» Figure scripts
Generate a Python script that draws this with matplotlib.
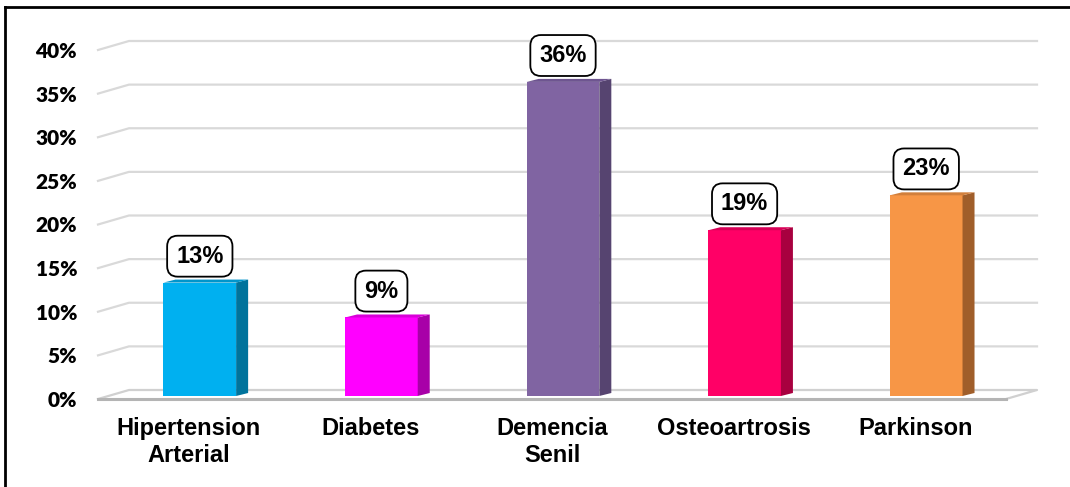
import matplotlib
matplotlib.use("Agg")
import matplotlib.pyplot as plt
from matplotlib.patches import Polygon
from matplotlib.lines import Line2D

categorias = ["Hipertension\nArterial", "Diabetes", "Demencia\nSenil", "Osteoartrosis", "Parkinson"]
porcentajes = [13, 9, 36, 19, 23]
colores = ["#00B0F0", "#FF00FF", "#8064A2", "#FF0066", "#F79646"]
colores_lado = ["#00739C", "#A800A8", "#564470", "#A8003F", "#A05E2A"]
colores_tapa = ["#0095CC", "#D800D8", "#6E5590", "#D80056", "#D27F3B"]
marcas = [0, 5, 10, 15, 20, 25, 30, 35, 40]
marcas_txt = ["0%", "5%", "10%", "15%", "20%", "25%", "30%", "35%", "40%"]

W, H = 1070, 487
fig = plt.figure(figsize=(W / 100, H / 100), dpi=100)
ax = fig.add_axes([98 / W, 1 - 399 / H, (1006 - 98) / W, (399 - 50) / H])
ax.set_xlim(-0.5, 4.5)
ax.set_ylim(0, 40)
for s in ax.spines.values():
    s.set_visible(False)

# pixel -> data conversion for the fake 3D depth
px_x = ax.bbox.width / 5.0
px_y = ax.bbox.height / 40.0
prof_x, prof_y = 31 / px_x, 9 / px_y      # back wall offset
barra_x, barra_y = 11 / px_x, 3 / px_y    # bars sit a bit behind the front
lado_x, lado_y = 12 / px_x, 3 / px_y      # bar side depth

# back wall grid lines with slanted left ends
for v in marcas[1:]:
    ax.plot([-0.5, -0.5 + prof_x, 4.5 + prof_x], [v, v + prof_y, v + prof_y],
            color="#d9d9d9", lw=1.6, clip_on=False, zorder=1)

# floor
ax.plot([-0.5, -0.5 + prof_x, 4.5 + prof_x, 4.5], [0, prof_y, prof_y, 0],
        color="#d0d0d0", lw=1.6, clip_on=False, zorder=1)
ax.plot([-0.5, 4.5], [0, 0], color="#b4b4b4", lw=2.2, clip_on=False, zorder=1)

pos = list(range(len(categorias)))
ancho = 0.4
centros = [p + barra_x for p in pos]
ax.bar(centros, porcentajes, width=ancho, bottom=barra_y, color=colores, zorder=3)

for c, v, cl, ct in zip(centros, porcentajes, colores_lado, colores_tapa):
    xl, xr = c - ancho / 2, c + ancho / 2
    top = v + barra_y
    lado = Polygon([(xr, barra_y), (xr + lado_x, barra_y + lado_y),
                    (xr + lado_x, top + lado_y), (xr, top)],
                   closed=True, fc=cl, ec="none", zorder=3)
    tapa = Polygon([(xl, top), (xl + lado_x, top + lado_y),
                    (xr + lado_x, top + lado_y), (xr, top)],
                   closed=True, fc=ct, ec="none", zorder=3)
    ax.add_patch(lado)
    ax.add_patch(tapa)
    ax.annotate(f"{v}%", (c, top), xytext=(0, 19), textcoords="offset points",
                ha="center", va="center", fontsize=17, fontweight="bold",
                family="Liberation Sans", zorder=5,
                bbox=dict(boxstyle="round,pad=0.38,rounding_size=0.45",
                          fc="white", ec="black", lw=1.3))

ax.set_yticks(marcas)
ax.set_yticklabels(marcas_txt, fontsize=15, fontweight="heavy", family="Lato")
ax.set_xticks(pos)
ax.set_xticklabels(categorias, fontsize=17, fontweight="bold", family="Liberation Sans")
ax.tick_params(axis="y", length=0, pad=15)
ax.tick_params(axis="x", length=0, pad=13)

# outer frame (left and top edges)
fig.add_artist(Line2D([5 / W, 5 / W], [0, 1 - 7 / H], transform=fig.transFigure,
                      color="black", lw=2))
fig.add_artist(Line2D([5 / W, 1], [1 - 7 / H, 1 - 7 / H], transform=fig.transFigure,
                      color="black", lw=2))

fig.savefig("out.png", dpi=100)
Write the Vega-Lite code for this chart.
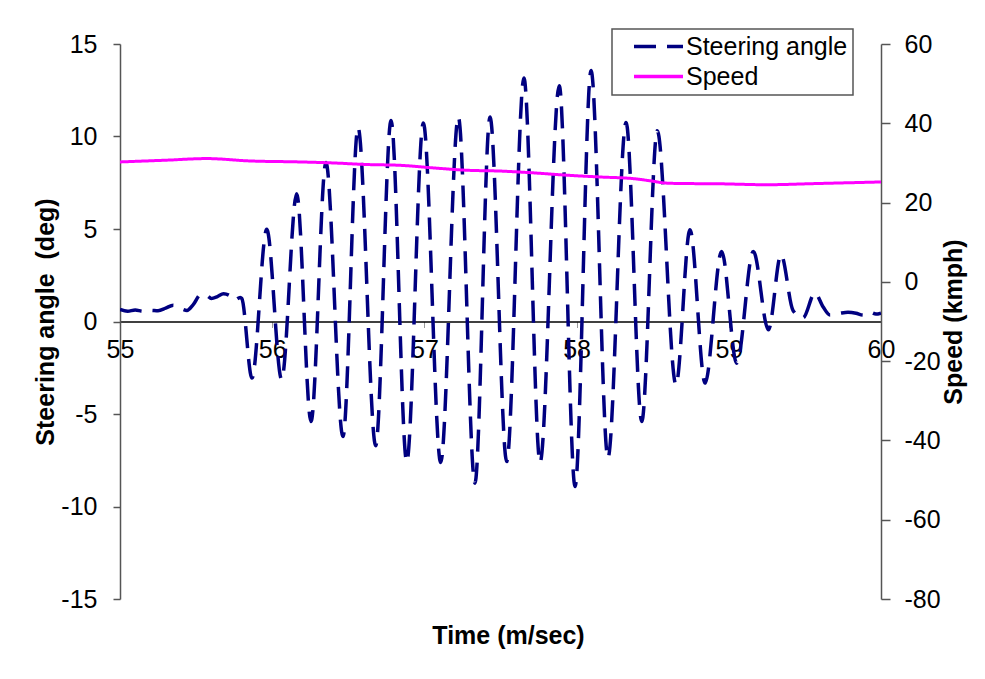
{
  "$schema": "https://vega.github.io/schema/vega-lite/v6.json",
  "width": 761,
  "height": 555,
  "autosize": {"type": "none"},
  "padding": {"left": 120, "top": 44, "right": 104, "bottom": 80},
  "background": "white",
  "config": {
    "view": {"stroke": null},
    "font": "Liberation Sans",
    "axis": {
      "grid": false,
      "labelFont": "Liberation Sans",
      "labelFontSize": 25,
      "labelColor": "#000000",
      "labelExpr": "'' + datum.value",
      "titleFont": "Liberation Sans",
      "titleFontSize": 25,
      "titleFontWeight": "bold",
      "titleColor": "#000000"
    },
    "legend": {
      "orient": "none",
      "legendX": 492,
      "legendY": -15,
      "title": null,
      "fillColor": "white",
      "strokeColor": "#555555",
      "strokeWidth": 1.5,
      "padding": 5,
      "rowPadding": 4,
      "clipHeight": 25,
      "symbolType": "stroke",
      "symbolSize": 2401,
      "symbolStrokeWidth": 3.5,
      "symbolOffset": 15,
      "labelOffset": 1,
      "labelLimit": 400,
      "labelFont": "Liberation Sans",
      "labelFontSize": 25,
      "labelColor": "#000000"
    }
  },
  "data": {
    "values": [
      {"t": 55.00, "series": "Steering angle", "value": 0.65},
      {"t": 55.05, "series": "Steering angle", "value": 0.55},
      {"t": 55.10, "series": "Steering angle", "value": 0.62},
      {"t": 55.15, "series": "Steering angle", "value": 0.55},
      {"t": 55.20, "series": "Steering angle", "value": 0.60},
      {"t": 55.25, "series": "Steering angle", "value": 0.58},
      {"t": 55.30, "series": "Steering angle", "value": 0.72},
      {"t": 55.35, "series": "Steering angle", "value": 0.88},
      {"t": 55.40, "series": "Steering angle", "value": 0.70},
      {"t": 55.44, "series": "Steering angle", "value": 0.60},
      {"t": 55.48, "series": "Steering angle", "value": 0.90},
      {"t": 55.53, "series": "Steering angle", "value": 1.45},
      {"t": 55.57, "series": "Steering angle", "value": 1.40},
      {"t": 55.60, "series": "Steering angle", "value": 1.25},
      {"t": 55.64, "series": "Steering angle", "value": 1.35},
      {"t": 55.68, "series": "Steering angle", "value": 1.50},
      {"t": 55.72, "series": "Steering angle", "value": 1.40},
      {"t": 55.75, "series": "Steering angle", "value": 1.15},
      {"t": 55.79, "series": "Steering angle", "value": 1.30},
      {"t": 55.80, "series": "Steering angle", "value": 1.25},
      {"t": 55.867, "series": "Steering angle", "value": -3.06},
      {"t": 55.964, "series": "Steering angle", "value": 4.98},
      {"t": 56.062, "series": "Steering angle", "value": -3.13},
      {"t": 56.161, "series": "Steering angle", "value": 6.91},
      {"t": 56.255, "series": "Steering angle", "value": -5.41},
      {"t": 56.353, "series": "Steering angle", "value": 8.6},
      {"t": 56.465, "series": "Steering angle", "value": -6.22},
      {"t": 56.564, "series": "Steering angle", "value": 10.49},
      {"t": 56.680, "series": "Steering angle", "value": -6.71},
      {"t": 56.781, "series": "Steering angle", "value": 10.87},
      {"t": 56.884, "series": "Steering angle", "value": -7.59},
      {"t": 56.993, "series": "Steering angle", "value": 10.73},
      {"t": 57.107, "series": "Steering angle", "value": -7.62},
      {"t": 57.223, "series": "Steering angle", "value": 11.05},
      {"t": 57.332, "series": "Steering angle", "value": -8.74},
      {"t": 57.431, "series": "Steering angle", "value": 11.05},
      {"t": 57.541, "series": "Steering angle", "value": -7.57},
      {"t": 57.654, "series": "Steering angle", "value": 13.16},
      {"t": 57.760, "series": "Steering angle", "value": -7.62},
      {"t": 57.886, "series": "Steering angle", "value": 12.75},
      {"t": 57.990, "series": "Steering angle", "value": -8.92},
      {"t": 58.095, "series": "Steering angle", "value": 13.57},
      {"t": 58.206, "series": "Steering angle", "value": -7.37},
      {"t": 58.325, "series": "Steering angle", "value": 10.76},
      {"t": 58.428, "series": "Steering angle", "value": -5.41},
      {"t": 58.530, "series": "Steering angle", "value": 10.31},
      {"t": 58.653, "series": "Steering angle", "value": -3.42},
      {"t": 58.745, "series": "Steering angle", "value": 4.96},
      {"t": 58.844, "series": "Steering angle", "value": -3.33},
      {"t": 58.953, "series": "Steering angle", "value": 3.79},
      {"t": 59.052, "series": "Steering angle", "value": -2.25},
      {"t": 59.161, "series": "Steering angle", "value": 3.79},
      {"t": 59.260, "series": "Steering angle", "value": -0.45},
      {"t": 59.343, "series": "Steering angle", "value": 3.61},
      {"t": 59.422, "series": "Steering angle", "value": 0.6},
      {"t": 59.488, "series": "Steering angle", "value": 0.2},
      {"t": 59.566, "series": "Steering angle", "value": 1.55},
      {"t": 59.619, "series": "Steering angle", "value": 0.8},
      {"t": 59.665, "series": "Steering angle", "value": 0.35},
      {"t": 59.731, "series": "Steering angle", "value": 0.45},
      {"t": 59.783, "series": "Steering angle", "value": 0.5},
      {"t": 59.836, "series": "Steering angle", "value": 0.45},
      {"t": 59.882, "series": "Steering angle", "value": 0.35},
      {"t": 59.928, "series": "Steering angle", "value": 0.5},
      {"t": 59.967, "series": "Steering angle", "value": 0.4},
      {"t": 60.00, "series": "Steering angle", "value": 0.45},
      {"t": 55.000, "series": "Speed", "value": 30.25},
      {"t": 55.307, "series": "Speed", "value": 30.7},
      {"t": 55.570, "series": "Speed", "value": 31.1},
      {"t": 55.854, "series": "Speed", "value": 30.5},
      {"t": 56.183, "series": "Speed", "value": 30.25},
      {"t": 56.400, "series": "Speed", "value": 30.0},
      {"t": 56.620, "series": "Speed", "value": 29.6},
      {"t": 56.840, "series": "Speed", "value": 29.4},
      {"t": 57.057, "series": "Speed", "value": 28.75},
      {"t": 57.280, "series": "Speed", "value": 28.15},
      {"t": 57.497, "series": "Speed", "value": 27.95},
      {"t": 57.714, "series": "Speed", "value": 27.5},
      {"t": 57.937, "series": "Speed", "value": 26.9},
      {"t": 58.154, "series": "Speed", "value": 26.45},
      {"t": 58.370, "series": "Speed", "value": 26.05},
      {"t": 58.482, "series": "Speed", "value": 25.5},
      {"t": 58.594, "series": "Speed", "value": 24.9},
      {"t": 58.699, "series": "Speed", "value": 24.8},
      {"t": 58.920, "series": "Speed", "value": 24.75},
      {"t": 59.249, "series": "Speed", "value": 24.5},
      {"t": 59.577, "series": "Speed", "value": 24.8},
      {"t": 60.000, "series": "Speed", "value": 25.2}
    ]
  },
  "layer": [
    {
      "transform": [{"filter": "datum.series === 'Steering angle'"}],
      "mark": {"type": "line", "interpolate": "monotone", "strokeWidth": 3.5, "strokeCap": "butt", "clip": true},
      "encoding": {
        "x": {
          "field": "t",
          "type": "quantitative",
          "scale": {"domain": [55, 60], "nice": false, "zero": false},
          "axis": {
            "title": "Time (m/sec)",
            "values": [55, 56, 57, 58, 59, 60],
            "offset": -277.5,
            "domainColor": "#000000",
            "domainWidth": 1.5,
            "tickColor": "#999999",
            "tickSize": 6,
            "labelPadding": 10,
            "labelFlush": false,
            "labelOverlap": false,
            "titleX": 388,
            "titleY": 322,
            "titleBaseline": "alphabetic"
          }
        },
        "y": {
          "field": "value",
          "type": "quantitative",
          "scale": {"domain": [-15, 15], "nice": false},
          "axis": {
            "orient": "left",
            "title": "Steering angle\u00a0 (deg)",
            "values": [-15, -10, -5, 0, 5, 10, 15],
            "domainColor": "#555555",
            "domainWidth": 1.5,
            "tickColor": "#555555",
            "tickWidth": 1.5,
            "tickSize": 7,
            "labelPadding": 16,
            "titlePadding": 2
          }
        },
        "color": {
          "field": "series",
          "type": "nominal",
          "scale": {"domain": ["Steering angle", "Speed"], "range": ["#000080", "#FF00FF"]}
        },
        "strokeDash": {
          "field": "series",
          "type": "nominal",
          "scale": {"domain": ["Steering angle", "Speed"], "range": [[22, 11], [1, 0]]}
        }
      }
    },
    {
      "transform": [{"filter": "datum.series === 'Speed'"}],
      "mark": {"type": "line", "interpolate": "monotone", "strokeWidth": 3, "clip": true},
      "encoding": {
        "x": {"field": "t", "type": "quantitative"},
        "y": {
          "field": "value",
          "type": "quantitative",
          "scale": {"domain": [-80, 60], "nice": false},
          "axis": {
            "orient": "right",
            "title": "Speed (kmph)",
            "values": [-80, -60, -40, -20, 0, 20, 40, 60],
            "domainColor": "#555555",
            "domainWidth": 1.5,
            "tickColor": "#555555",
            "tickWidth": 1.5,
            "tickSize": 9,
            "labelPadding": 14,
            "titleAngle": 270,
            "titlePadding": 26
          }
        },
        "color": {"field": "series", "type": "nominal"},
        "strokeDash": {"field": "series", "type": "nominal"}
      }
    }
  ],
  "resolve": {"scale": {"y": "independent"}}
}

» Task
Return, please, the exact lines from the beginning of the entries above through the line containing "lw=2.2, clip_on=False, zorder=1)", both included; pictures are left out.

» Response
Generate a Python script that draws this with matplotlib.
import matplotlib
matplotlib.use("Agg")
import matplotlib.pyplot as plt
from matplotlib.patches import Polygon
from matplotlib.lines import Line2D

categorias = ["Hipertension\nArterial", "Diabetes", "Demencia\nSenil", "Osteoartrosis", "Parkinson"]
porcentajes = [13, 9, 36, 19, 23]
colores = ["#00B0F0", "#FF00FF", "#8064A2", "#FF0066", "#F79646"]
colores_lado = ["#00739C", "#A800A8", "#564470", "#A8003F", "#A05E2A"]
colores_tapa = ["#0095CC", "#D800D8", "#6E5590", "#D80056", "#D27F3B"]
marcas = [0, 5, 10, 15, 20, 25, 30, 35, 40]
marcas_txt = ["0%", "5%", "10%", "15%", "20%", "25%", "30%", "35%", "40%"]

W, H = 1070, 487
fig = plt.figure(figsize=(W / 100, H / 100), dpi=100)
ax = fig.add_axes([98 / W, 1 - 399 / H, (1006 - 98) / W, (399 - 50) / H])
ax.set_xlim(-0.5, 4.5)
ax.set_ylim(0, 40)
for s in ax.spines.values():
    s.set_visible(False)

# pixel -> data conversion for the fake 3D depth
px_x = ax.bbox.width / 5.0
px_y = ax.bbox.height / 40.0
prof_x, prof_y = 31 / px_x, 9 / px_y      # back wall offset
barra_x, barra_y = 11 / px_x, 3 / px_y    # bars sit a bit behind the front
lado_x, lado_y = 12 / px_x, 3 / px_y      # bar side depth

# back wall grid lines with slanted left ends
for v in marcas[1:]:
    ax.plot([-0.5, -0.5 + prof_x, 4.5 + prof_x], [v, v + prof_y, v + prof_y],
            color="#d9d9d9", lw=1.6, clip_on=False, zorder=1)

# floor
ax.plot([-0.5, -0.5 + prof_x, 4.5 + prof_x, 4.5], [0, prof_y, prof_y, 0],
        color="#d0d0d0", lw=1.6, clip_on=False, zorder=1)
ax.plot([-0.5, 4.5], [0, 0], color="#b4b4b4", lw=2.2, clip_on=False, zorder=1)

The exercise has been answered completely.